## Instruction:
Check every line below for the word "this" and copy each one that has it.

******

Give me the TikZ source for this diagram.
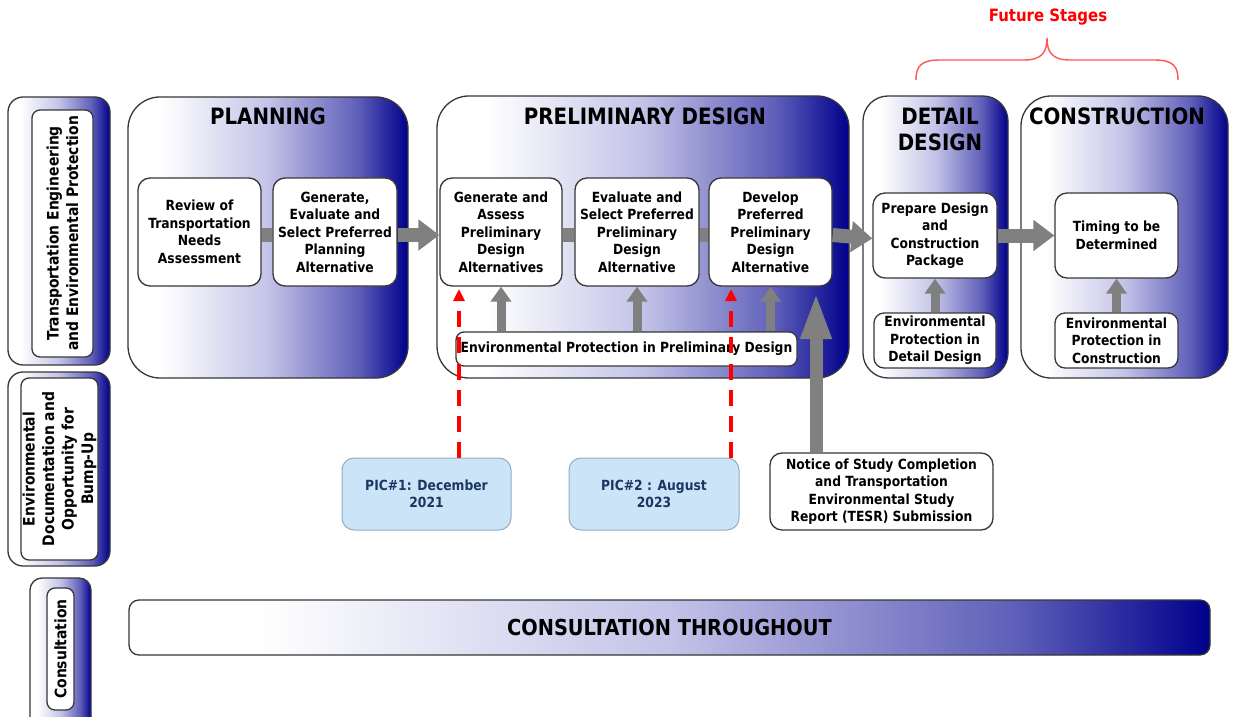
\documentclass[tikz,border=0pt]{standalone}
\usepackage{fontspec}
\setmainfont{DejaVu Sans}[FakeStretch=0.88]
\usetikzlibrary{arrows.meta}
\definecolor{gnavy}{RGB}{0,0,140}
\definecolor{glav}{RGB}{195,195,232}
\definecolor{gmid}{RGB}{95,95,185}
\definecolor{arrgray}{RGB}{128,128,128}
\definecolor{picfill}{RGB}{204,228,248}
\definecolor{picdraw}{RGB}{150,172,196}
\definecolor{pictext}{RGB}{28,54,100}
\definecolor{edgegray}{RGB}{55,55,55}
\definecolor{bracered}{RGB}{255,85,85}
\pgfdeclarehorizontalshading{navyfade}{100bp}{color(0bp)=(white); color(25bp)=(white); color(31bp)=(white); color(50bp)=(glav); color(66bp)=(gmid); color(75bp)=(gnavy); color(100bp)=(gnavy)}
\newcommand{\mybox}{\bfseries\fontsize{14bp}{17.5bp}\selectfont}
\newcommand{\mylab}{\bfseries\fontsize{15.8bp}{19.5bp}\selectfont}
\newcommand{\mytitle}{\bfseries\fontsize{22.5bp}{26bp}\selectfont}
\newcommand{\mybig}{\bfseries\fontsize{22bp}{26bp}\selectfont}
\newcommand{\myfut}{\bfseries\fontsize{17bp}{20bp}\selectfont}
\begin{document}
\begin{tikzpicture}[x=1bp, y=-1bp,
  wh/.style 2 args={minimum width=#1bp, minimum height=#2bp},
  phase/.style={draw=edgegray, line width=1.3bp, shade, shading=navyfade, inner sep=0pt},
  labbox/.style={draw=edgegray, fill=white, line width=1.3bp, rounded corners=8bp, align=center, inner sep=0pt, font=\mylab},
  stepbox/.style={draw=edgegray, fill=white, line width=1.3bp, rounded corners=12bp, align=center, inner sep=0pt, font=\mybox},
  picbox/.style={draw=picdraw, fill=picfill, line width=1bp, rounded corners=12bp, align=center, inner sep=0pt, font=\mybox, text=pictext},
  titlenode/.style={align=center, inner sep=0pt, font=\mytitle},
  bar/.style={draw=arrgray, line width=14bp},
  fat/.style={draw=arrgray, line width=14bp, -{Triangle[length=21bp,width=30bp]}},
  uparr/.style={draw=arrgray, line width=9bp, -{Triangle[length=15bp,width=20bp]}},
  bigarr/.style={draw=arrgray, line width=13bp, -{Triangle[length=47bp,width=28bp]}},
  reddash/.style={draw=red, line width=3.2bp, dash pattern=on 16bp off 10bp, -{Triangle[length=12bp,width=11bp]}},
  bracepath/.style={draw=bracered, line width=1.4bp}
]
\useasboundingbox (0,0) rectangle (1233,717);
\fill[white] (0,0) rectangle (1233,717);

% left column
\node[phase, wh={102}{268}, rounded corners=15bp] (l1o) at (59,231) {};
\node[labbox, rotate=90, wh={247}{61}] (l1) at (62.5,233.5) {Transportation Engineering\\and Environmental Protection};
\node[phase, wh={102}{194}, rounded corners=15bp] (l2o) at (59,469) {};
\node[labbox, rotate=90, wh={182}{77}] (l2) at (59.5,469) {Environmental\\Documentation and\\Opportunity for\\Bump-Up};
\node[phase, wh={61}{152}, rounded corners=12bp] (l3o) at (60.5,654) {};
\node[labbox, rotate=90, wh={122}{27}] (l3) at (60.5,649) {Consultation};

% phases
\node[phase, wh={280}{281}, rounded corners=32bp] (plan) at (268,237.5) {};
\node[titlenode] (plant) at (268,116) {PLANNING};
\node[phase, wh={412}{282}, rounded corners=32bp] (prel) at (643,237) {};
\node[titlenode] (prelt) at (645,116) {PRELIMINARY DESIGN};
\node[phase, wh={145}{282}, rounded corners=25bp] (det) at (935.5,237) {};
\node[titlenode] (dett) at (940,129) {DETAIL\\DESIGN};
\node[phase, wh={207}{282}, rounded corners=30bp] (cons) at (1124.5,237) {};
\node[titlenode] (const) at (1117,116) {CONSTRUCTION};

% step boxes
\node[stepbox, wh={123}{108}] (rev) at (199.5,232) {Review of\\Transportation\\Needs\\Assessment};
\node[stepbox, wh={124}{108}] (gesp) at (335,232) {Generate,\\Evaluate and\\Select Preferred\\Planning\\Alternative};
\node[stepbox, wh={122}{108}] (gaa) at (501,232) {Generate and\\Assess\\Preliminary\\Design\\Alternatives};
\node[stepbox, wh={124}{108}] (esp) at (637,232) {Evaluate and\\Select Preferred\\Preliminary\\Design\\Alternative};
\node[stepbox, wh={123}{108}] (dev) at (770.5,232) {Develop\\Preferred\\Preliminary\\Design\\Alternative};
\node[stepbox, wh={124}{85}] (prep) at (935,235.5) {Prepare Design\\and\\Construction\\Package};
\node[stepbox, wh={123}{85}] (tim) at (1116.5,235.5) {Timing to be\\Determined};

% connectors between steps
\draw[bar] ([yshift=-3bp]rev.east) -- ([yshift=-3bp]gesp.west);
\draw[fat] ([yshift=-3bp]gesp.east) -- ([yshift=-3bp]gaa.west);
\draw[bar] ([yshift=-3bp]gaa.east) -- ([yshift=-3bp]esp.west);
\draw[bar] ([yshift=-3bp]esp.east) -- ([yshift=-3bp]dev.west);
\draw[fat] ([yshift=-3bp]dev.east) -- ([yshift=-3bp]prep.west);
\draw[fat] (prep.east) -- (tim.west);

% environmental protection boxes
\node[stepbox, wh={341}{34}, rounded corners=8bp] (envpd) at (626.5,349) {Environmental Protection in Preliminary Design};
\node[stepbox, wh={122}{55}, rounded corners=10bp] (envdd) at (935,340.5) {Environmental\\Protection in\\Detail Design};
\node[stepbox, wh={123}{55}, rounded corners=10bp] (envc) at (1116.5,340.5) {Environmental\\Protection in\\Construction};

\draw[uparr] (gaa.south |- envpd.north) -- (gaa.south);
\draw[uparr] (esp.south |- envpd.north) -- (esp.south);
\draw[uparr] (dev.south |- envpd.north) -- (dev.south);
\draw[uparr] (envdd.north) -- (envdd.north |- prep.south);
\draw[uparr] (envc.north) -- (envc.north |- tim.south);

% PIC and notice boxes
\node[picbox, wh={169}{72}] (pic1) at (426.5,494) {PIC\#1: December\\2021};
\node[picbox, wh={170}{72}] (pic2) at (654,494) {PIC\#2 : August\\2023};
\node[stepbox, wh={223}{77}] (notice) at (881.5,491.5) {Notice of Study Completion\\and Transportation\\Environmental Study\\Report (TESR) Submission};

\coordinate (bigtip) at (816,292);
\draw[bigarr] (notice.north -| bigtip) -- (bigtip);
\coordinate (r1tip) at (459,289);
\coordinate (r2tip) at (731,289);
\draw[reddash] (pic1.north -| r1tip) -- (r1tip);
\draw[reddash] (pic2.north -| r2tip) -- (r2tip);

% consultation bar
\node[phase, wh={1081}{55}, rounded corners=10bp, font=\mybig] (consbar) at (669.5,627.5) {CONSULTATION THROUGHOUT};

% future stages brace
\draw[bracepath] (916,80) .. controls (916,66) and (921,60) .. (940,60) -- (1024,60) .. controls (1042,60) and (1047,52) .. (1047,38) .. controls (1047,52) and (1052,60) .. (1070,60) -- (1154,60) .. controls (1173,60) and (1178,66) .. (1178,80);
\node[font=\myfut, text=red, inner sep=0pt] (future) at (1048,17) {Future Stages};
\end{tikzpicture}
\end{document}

******

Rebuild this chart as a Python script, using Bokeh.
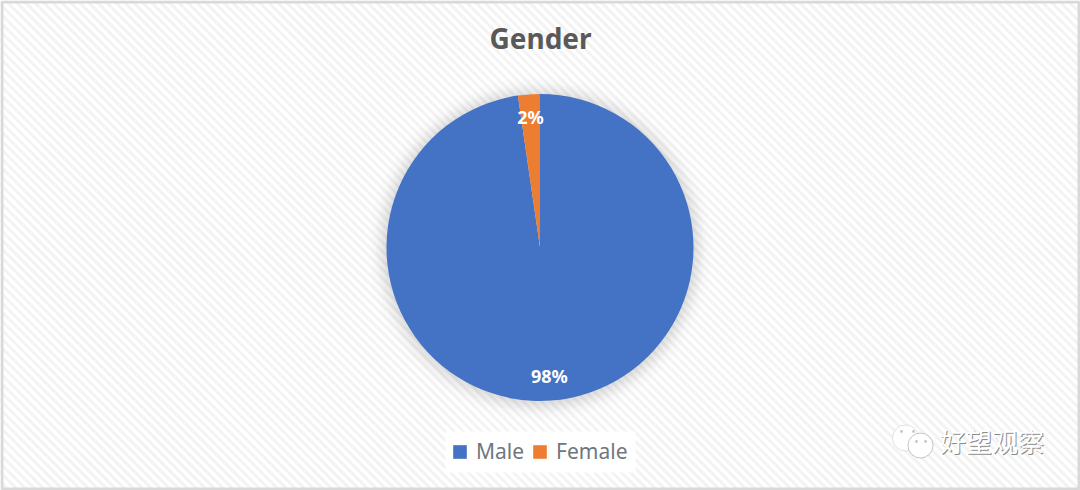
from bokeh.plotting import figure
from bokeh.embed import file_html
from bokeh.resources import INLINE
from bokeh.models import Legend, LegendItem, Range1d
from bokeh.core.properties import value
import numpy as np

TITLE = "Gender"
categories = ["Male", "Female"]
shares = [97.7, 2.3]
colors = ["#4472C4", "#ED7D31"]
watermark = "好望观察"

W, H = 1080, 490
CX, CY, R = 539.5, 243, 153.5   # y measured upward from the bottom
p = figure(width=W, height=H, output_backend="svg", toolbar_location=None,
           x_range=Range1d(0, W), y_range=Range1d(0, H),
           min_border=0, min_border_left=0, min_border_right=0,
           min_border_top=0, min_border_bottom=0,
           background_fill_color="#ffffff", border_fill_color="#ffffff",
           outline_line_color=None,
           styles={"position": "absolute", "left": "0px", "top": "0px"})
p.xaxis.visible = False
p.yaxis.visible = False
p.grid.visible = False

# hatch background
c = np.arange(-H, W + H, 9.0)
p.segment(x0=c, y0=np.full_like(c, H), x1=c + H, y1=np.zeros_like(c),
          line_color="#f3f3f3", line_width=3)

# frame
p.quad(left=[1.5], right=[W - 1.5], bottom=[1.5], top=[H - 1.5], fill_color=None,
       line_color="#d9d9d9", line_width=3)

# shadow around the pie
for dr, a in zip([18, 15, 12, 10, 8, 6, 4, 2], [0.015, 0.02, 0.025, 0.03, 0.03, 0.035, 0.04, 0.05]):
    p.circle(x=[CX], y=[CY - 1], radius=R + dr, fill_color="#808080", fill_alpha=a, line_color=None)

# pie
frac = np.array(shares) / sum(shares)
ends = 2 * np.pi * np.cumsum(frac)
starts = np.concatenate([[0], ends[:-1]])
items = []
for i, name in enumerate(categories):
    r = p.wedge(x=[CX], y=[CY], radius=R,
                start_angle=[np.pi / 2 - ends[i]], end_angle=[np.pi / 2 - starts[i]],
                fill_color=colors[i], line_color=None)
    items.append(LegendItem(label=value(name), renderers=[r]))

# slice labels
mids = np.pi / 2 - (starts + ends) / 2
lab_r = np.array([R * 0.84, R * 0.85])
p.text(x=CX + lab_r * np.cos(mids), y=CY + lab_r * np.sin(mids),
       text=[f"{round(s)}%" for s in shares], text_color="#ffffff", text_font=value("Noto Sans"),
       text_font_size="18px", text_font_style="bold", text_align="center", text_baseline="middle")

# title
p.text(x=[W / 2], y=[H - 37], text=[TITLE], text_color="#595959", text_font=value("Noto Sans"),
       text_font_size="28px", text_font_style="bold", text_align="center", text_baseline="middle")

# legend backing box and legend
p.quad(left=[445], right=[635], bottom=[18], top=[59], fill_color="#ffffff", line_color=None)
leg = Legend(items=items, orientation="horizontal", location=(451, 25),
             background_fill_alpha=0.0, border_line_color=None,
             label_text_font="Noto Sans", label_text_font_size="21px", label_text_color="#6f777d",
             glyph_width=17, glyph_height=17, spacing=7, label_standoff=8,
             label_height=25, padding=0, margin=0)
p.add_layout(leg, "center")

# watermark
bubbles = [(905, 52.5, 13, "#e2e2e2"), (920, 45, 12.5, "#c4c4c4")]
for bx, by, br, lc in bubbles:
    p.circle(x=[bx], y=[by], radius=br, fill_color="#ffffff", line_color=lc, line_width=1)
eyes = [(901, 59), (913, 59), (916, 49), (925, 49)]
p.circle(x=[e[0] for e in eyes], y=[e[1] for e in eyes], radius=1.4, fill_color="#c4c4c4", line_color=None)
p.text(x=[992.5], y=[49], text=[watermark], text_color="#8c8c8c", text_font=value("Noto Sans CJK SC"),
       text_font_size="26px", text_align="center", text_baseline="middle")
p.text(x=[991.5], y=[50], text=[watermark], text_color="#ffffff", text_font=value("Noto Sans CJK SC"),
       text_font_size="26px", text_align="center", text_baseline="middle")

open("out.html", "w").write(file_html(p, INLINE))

******

## Exercise result:
Give me the TikZ source for this diagram.
Rebuild this chart as a Python script, using Bokeh.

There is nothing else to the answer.